[Entries with chart source code]
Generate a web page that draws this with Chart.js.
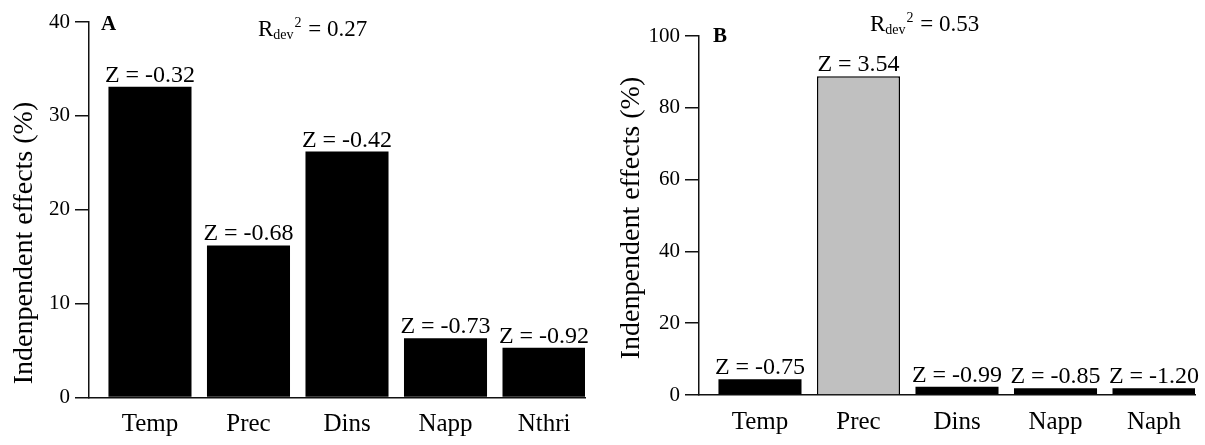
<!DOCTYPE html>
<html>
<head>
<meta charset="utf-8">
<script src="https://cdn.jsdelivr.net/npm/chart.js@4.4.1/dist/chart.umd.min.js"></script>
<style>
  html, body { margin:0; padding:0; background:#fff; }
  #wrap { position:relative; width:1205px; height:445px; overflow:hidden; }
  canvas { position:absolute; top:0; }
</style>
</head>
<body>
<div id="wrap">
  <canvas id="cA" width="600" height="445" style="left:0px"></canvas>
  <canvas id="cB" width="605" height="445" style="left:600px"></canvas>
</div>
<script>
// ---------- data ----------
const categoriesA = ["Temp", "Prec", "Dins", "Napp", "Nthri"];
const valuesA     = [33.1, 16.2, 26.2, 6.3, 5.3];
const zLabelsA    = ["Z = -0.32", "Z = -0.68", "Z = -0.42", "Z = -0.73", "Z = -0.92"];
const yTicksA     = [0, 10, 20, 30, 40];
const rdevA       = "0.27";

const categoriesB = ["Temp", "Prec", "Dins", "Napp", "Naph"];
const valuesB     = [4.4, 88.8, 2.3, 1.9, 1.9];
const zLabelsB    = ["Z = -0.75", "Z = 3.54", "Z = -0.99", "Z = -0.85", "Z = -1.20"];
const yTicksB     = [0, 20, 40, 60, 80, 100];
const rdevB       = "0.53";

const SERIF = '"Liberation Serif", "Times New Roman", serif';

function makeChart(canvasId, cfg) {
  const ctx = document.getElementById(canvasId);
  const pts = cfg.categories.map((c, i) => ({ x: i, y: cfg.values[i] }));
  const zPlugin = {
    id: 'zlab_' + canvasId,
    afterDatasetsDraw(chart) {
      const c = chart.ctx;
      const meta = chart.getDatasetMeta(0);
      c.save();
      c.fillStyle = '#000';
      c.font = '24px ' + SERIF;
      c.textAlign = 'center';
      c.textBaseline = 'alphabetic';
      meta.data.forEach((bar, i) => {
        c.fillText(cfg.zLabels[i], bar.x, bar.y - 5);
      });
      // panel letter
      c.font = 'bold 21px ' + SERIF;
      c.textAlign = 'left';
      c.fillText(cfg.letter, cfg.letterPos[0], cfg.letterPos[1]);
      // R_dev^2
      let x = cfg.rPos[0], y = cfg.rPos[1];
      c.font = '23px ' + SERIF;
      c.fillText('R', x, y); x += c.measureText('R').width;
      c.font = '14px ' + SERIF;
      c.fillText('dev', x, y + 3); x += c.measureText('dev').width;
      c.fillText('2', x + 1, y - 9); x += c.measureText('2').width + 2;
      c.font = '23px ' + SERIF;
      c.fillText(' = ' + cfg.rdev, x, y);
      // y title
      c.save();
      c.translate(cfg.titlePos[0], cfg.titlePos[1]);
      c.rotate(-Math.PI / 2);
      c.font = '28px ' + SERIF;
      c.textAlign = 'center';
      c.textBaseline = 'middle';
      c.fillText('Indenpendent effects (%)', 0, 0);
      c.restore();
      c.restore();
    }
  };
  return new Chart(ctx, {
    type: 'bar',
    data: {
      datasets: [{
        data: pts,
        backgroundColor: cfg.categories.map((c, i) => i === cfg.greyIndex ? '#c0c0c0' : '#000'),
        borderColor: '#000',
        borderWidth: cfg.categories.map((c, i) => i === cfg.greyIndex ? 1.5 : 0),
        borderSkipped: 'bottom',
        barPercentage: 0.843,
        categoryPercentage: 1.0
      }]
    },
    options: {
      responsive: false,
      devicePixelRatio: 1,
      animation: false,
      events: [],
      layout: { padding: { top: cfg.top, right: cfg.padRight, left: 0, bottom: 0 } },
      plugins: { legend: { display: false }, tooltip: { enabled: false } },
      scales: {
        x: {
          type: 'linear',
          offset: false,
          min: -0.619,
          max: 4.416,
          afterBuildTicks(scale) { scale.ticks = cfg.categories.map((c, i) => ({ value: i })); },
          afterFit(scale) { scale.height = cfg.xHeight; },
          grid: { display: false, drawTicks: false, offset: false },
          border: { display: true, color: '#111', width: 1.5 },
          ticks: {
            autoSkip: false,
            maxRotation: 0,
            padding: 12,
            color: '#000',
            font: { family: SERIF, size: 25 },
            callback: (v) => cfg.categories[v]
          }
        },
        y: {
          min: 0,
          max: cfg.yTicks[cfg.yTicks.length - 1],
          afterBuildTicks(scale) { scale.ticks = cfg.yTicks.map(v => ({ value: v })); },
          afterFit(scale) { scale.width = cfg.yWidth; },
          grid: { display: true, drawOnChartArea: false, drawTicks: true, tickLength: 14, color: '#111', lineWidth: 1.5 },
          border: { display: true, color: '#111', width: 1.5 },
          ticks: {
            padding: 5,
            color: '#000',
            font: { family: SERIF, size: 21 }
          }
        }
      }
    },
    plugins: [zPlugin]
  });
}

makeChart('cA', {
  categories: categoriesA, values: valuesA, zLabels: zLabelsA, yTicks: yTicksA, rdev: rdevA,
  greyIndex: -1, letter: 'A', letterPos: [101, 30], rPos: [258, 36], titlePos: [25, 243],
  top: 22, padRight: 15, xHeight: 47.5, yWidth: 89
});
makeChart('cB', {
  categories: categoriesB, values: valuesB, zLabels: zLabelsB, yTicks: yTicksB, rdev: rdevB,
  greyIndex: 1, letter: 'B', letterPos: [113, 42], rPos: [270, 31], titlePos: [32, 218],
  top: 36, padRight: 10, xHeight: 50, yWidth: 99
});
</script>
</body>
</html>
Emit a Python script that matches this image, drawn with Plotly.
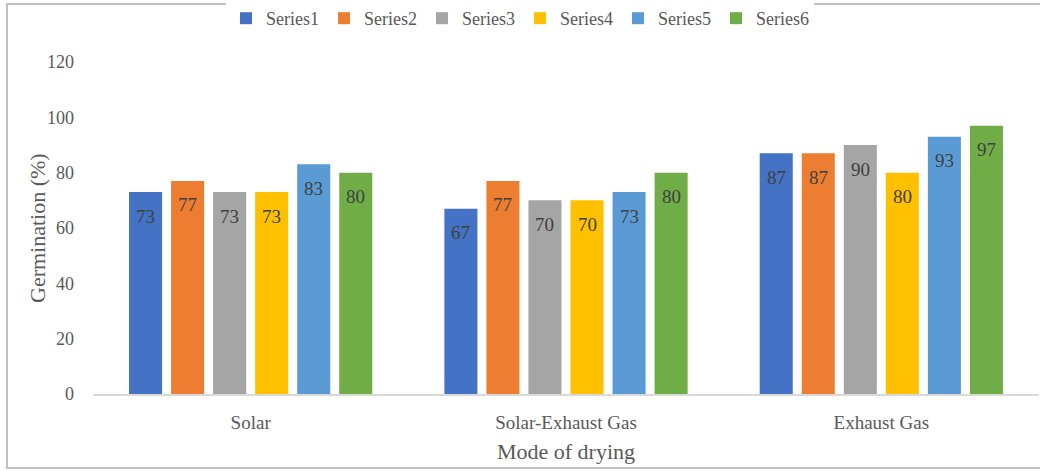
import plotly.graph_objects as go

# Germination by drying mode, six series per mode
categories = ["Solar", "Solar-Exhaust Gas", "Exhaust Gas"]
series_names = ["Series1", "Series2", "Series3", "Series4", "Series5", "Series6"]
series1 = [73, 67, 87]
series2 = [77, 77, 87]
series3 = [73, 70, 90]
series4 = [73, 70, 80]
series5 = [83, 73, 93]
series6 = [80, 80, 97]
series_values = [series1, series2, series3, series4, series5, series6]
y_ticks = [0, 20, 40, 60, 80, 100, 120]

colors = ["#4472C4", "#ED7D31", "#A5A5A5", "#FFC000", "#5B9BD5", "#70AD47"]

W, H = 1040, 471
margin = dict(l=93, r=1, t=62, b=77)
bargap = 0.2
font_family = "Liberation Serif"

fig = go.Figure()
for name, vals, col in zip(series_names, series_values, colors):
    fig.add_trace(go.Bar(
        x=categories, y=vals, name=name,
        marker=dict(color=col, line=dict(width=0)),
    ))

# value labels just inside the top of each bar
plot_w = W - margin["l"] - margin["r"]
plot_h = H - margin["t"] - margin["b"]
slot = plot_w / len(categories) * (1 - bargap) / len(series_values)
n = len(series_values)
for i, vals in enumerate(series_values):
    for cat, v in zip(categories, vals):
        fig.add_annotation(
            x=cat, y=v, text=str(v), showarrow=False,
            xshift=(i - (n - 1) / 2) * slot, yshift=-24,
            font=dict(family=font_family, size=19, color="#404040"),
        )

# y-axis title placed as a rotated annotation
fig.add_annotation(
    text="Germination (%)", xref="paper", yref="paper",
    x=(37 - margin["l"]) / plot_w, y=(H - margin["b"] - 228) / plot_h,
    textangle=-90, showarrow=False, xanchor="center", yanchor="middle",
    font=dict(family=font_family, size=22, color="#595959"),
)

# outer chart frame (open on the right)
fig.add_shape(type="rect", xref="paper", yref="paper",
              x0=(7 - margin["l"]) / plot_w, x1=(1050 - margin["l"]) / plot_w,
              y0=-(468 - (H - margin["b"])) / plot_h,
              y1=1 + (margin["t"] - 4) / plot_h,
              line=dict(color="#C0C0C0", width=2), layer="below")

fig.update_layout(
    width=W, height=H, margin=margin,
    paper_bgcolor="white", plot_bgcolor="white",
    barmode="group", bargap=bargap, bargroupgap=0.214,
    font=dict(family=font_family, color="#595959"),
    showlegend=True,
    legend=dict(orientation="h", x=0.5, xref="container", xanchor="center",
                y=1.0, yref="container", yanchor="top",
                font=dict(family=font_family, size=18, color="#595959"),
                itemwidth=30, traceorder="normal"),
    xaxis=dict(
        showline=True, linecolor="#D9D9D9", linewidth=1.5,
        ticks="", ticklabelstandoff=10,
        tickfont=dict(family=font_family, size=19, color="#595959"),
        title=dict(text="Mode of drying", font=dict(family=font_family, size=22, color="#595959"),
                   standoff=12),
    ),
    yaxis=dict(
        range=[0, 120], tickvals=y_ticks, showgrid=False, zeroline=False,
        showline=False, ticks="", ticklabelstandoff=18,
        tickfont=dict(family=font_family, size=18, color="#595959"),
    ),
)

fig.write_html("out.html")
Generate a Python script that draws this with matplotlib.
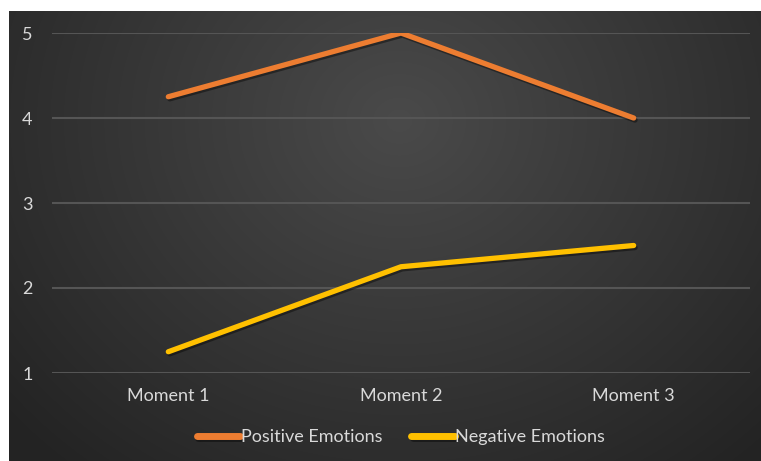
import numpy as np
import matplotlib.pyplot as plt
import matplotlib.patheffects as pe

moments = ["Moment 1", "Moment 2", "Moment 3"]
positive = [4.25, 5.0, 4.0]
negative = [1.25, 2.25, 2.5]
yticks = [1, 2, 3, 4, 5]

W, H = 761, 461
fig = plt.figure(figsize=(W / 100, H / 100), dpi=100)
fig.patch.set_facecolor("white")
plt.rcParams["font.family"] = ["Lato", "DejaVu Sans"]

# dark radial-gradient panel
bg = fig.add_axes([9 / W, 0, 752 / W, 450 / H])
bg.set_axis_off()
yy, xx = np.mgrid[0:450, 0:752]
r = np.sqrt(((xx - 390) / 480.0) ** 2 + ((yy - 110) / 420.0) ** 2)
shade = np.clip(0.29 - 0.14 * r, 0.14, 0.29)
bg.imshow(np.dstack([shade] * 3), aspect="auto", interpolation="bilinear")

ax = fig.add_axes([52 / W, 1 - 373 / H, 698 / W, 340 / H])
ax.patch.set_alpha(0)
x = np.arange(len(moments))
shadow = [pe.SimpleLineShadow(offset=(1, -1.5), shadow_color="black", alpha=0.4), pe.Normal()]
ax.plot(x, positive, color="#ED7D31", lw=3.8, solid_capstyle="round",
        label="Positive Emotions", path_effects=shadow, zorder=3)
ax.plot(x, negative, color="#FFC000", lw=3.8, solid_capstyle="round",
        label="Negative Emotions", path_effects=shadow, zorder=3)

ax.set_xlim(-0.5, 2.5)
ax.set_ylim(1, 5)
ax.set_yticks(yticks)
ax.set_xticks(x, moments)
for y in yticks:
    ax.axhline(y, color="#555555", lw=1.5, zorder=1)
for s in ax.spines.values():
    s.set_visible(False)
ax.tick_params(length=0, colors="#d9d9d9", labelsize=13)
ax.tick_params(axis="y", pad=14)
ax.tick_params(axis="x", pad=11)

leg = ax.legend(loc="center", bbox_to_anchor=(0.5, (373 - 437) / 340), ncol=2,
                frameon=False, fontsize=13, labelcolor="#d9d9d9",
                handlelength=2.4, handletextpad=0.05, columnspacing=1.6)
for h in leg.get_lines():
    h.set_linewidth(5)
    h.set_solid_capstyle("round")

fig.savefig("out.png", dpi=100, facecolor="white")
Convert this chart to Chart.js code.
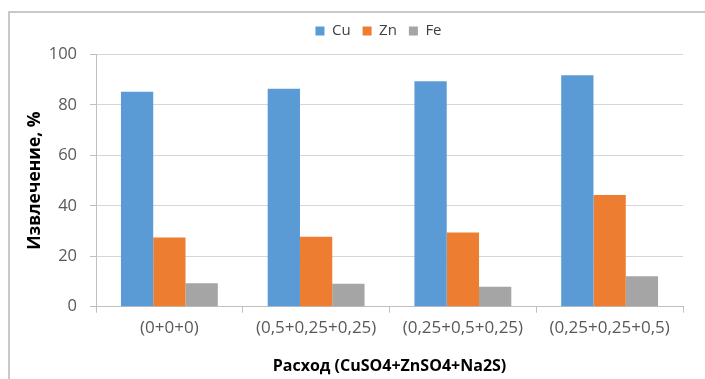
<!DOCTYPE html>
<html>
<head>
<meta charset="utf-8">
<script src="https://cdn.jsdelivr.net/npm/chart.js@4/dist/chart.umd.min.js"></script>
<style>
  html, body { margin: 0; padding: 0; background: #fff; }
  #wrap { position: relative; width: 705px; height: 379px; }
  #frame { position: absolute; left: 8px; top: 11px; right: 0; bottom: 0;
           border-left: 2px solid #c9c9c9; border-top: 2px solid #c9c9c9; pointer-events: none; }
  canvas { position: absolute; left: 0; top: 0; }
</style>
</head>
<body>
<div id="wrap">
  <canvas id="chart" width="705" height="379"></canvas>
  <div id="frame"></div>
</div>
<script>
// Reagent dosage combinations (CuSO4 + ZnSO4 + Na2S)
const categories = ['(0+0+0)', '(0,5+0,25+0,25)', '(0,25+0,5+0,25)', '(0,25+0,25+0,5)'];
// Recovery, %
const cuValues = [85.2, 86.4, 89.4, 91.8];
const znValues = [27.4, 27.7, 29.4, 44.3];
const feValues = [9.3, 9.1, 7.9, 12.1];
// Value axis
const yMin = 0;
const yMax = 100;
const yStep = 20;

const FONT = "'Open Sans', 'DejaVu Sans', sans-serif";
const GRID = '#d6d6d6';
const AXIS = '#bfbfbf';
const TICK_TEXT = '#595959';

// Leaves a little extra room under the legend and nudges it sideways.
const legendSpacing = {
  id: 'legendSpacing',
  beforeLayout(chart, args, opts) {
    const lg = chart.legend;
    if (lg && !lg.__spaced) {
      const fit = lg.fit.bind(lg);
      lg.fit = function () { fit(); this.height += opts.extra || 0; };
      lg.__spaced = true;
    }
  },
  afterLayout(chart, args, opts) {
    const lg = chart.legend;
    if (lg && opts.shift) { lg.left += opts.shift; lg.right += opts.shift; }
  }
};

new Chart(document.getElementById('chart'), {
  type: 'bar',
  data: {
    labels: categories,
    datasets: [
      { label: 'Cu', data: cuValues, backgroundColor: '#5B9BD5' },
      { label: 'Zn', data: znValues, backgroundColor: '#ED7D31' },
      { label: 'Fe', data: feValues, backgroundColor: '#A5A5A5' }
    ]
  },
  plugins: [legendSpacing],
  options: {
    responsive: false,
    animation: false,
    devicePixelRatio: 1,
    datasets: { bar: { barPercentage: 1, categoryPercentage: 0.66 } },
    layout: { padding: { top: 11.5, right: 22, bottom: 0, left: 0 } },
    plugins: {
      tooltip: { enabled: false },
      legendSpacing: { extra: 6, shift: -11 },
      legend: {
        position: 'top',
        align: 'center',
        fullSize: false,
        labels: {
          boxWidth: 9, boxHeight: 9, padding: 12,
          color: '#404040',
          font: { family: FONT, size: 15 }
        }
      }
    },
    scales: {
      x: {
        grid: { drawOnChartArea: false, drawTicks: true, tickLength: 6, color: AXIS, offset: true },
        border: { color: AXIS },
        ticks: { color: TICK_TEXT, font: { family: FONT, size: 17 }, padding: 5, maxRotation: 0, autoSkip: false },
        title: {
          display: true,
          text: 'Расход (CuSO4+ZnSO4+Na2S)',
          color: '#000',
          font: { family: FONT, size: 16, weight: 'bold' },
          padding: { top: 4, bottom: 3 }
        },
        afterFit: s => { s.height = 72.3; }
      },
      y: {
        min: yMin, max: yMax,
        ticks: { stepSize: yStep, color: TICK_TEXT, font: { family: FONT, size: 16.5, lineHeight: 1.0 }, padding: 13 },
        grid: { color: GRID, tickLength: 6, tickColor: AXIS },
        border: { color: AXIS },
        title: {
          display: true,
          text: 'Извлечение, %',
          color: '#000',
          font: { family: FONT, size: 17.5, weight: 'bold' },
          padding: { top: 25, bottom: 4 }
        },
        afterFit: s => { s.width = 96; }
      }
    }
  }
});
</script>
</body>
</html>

● **To be done**
Reproduce exactly the run of lines beginning with the one that contains "Emit a Python" and ending with the one that contains "import plotly.graph_objects as go". Do not include pictures.

● **Result**
Emit a Python script that matches this image, drawn with Plotly.
import plotly.graph_objects as go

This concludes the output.